Mais la crise est aussi psychosociale, par inadaptation croissante d’un monachisme lié à une société agraire et traditionnelle. L’Athos, menacé, réagit trop souvent par la méfiance et le refus devant le monde contemporain.

Pourtant, quelques monastères grecs connaissent un renouveau, et la tradition hésychaste persiste au « désert ». Un des plus grands spirituels orthodoxes du xxe s. fut un moine athonite, le starets Sylvain, mort en 1938 en priant pour le salut universel.

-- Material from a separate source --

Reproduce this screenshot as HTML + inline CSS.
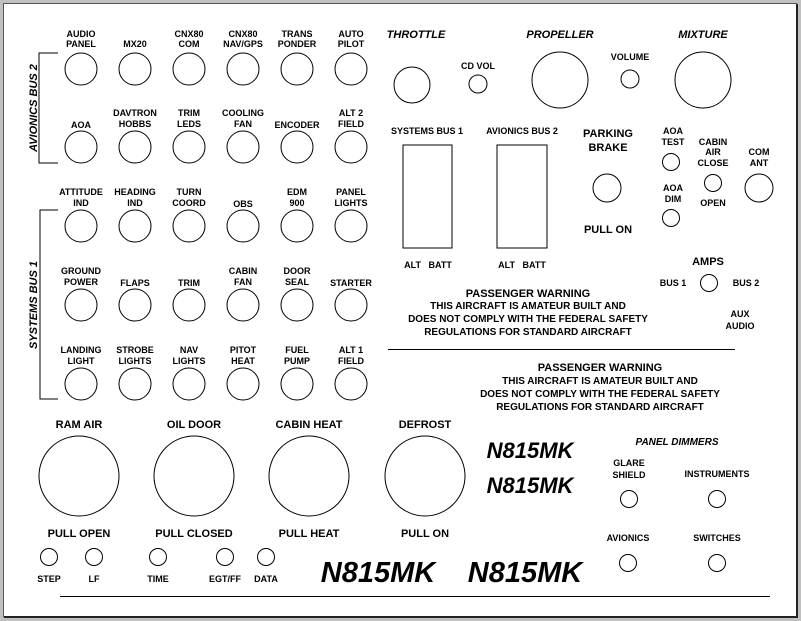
<!DOCTYPE html>
<html><head><style>
html,body{margin:0;padding:0;background:#fff}
svg{display:block}
text{font-family:"Liberation Sans",sans-serif;font-weight:bold;fill:#000;text-anchor:middle}
.s{font-size:9px}
.m{font-size:11px}
.l{font-size:13px}
.i{font-style:italic}
circle,ellipse,rect.b{fill:none;stroke:#000;stroke-width:1}
</style></head><body>
<svg width="801" height="621" viewBox="0 0 801 621">
<rect x="0" y="0" width="801" height="621" fill="#c0c0c0"/>
<rect x="3.5" y="3.5" width="793" height="613" fill="#fff" stroke="#555" stroke-width="1"/>
<line x1="797" y1="4" x2="797" y2="618" stroke="#222" stroke-width="2"/>
<line x1="4" y1="617" x2="798" y2="617" stroke="#222" stroke-width="2"/>

<!-- brackets -->
<polyline points="58,53 39,53 39,163 58,163" fill="none" stroke="#000"/>
<polyline points="58,210 40,210 40,399 58,399" fill="none" stroke="#000"/>
<text class="m i" transform="translate(33,108) rotate(-90)" dy="4">AVIONICS BUS 2</text>
<text class="m i" transform="translate(33,305) rotate(-90)" dy="4">SYSTEMS BUS 1</text>

<!-- row 1 -->
<g class="s">
<text x="81" y="37">AUDIO</text><text x="81" y="47">PANEL</text>
<text x="135" y="47">MX20</text>
<text x="189" y="37">CNX80</text><text x="189" y="47">COM</text>
<text x="243" y="37">CNX80</text><text x="243" y="47">NAV/GPS</text>
<text x="297" y="37">TRANS</text><text x="297" y="47">PONDER</text>
<text x="351" y="37">AUTO</text><text x="351" y="47">PILOT</text>
<text x="81" y="128">AOA</text>
<text x="135" y="116">DAVTRON</text><text x="135" y="127">HOBBS</text>
<text x="189" y="116">TRIM</text><text x="189" y="127">LEDS</text>
<text x="243" y="116">COOLING</text><text x="243" y="127">FAN</text>
<text x="297" y="128">ENCODER</text>
<text x="351" y="116">ALT 2</text><text x="351" y="127">FIELD</text>
<text x="81" y="195">ATTITUDE</text><text x="81" y="206">IND</text>
<text x="135" y="195">HEADING</text><text x="135" y="206">IND</text>
<text x="189" y="195">TURN</text><text x="189" y="206">COORD</text>
<text x="243" y="207">OBS</text>
<text x="297" y="195">EDM</text><text x="297" y="206">900</text>
<text x="351" y="195">PANEL</text><text x="351" y="206">LIGHTS</text>
<text x="81" y="274">GROUND</text><text x="81" y="285">POWER</text>
<text x="135" y="286">FLAPS</text>
<text x="189" y="286">TRIM</text>
<text x="243" y="274">CABIN</text><text x="243" y="285">FAN</text>
<text x="297" y="274">DOOR</text><text x="297" y="285">SEAL</text>
<text x="351" y="286">STARTER</text>
<text x="81" y="353">LANDING</text><text x="81" y="364">LIGHT</text>
<text x="135" y="353">STROBE</text><text x="135" y="364">LIGHTS</text>
<text x="189" y="353">NAV</text><text x="189" y="364">LIGHTS</text>
<text x="243" y="353">PITOT</text><text x="243" y="364">HEAT</text>
<text x="297" y="353">FUEL</text><text x="297" y="364">PUMP</text>
<text x="351" y="353">ALT 1</text><text x="351" y="364">FIELD</text>
</g>
<g>
<circle cx="81" cy="69" r="16"/><circle cx="135" cy="69" r="16"/><circle cx="189" cy="69" r="16"/><circle cx="243" cy="69" r="16"/><circle cx="297" cy="69" r="16"/><circle cx="351" cy="69" r="16"/>
<circle cx="81" cy="147" r="16"/><circle cx="135" cy="147" r="16"/><circle cx="189" cy="147" r="16"/><circle cx="243" cy="147" r="16"/><circle cx="297" cy="147" r="16"/><circle cx="351" cy="147" r="16"/>
<circle cx="81" cy="226" r="16"/><circle cx="135" cy="226" r="16"/><circle cx="189" cy="226" r="16"/><circle cx="243" cy="226" r="16"/><circle cx="297" cy="226" r="16"/><circle cx="351" cy="226" r="16"/>
<circle cx="81" cy="305" r="16"/><circle cx="135" cy="305" r="16"/><circle cx="189" cy="305" r="16"/><circle cx="243" cy="305" r="16"/><circle cx="297" cy="305" r="16"/><circle cx="351" cy="305" r="16"/>
<circle cx="81" cy="384" r="16"/><circle cx="135" cy="384" r="16"/><circle cx="189" cy="384" r="16"/><circle cx="243" cy="384" r="16"/><circle cx="297" cy="384" r="16"/><circle cx="351" cy="384" r="16"/>
</g>

<!-- top right -->
<text class="m i" x="416" y="38">THROTTLE</text>
<circle cx="412" cy="85" r="18"/>
<text class="s" x="478" y="69">CD VOL</text>
<circle cx="478" cy="84" r="9"/>
<text class="m i" x="560" y="38">PROPELLER</text>
<circle cx="560" cy="80" r="28"/>
<text class="s" x="630" y="60">VOLUME</text>
<circle cx="630" cy="79" r="9"/>
<text class="m i" x="703" y="38">MIXTURE</text>
<circle cx="703" cy="80" r="28"/>

<text class="s" x="427" y="134">SYSTEMS BUS 1</text>
<text class="s" x="522" y="134">AVIONICS BUS 2</text>
<rect class="b" x="403" y="145" width="49" height="103"/>
<rect class="b" x="497" y="145" width="50" height="103"/>
<text class="s" x="428" y="268">ALT&#160;&#160; BATT</text>
<text class="s" x="522" y="268">ALT&#160;&#160; BATT</text>
<text class="m" x="608" y="137">PARKING</text><text class="m" x="608" y="151">BRAKE</text>
<circle cx="607" cy="188" r="14"/>
<text class="m" x="608" y="233">PULL ON</text>
<text class="s" x="673" y="134">AOA</text><text class="s" x="673" y="145">TEST</text>
<circle cx="671" cy="162" r="8.5"/>
<text class="s" x="673" y="191">AOA</text><text class="s" x="673" y="202">DIM</text>
<circle cx="671" cy="218" r="8.5"/>
<text class="s" x="713" y="145">CABIN</text><text class="s" x="713" y="155">AIR</text><text class="s" x="713" y="166">CLOSE</text>
<circle cx="713" cy="183" r="8.5"/>
<text class="s" x="713" y="206">OPEN</text>
<text class="s" x="759" y="155">COM</text><text class="s" x="759" y="166">ANT</text>
<circle cx="759" cy="188" r="14"/>
<text class="m" x="708" y="265">AMPS</text>
<text class="s" x="673" y="286">BUS 1</text>
<circle cx="709" cy="283" r="8.5"/>
<text class="s" x="746" y="286">BUS 2</text>
<text class="s" x="740" y="317">AUX</text><text class="s" x="740" y="329">AUDIO</text>

<text class="m" x="528" y="297">PASSENGER WARNING</text>
<text class="s" x="528" y="309" style="font-size:10px">THIS AIRCRAFT IS AMATEUR BUILT AND</text>
<text class="s" x="528" y="322" style="font-size:10px">DOES NOT COMPLY WITH THE FEDERAL SAFETY</text>
<text class="s" x="528" y="335" style="font-size:10px">REGULATIONS FOR STANDARD AIRCRAFT</text>
<line x1="388" y1="349.5" x2="735" y2="349.5" stroke="#000"/>
<text class="m" x="600" y="371">PASSENGER WARNING</text>
<text class="s" x="600" y="384" style="font-size:10px">THIS AIRCRAFT IS AMATEUR BUILT AND</text>
<text class="s" x="600" y="397" style="font-size:10px">DOES NOT COMPLY WITH THE FEDERAL SAFETY</text>
<text class="s" x="600" y="410" style="font-size:10px">REGULATIONS FOR STANDARD AIRCRAFT</text>

<!-- bottom -->
<text class="m" x="79" y="428">RAM AIR</text>
<text class="m" x="194" y="428">OIL DOOR</text>
<text class="m" x="309" y="428">CABIN HEAT</text>
<text class="m" x="425" y="428">DEFROST</text>
<circle cx="79" cy="476" r="40"/>
<circle cx="194" cy="476" r="40"/>
<circle cx="309" cy="476" r="40"/>
<circle cx="425" cy="476" r="40"/>
<text class="m" x="79" y="537">PULL OPEN</text>
<text class="m" x="194" y="537">PULL CLOSED</text>
<text class="m" x="309" y="537">PULL HEAT</text>
<text class="m" x="425" y="537">PULL ON</text>
<circle cx="49" cy="557" r="8.5"/><circle cx="94" cy="557" r="8.5"/><circle cx="158" cy="557" r="8.5"/><circle cx="225" cy="557" r="8.5"/><circle cx="266" cy="557" r="8.5"/>
<text class="s" x="49" y="582">STEP</text><text class="s" x="94" y="582">LF</text><text class="s" x="158" y="582">TIME</text><text class="s" x="225" y="582">EGT/FF</text><text class="s" x="266" y="582">DATA</text>
<text class="i" x="530" y="458" style="font-size:22px">N815MK</text>
<text class="i" x="530" y="493" style="font-size:22px">N815MK</text>
<text class="i" x="378" y="582" style="font-size:29px">N815MK</text>
<text class="i" x="525" y="582" style="font-size:29px">N815MK</text>
<text class="s i" x="677" y="445" style="font-size:10px">PANEL DIMMERS</text>
<text class="s" x="629" y="466">GLARE</text><text class="s" x="629" y="478">SHIELD</text>
<circle cx="629" cy="499" r="8.5"/>
<text class="s" x="717" y="477">INSTRUMENTS</text>
<circle cx="717" cy="499" r="8.5"/>
<text class="s" x="628" y="541">AVIONICS</text>
<circle cx="628" cy="563" r="8.5"/>
<text class="s" x="717" y="541">SWITCHES</text>
<circle cx="717" cy="563" r="8.5"/>
<line x1="60" y1="596.5" x2="770" y2="596.5" stroke="#000"/>
</svg>
</body></html>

En 1963, les fêtes du millénaire ont rassemblé sur la Sainte Montagne, autour du patriarche œcuménique Athênagoras Ier, les patriarches ou les représentants au plus haut niveau de toute l’orthodoxie. Des liens ont été renoués entre les monastères non grecs et leurs Églises, et celles-ci, depuis, ont pu envoyer quelques moines : renouveau timide, malgré les obstacles politiques, d’un service d’universalité.

O. C.


L’art

La communauté monastique du mont Athos a accumulé depuis des siècles des trésors artistiques inestimables, dans le domaine de l’architecture, mais surtout de la peinture et des arts mineurs. Malgré les ravages du temps, un grand nombre de ces trésors ont été conservés, particulièrement pour certaines périodes. Beaucoup restent encore inconnus.


Architecture

Les bâtiments monastiques se présentent comme de petites forteresses et sont situés dans un paysage grandiose. Ils sont entourés de hautes murailles flanquées de tours-donjons et munies d’entrées fortifiées. Le katholikon, église principale, et le réfectoire sont au centre d’une cour sur laquelle donnent, adossés contre le mur d’enceinte, les corps des cellules, avec portiques à l’étage, et les annexes. Dans la cour se trouve la phiale, édicule circulaire à coupole reposant sur des colonnettes. L’arsenal, avec une tour fortifiée, est en dehors de l’enceinte. Cet aspect est modifié par des constructions plus récentes (xviie s.), qui déterminent une orientation des bâtiments vers l’extérieur, avec fenêtres et balcons au-dessus des murailles, et qui les font ressembler aux constructions civiles contemporaines de Macédoine. Des portails classiques ont été parfois ajoutés aux xixe et xxe s., tandis que s’élevaient les grands bâtiments et les églises des couvents russes.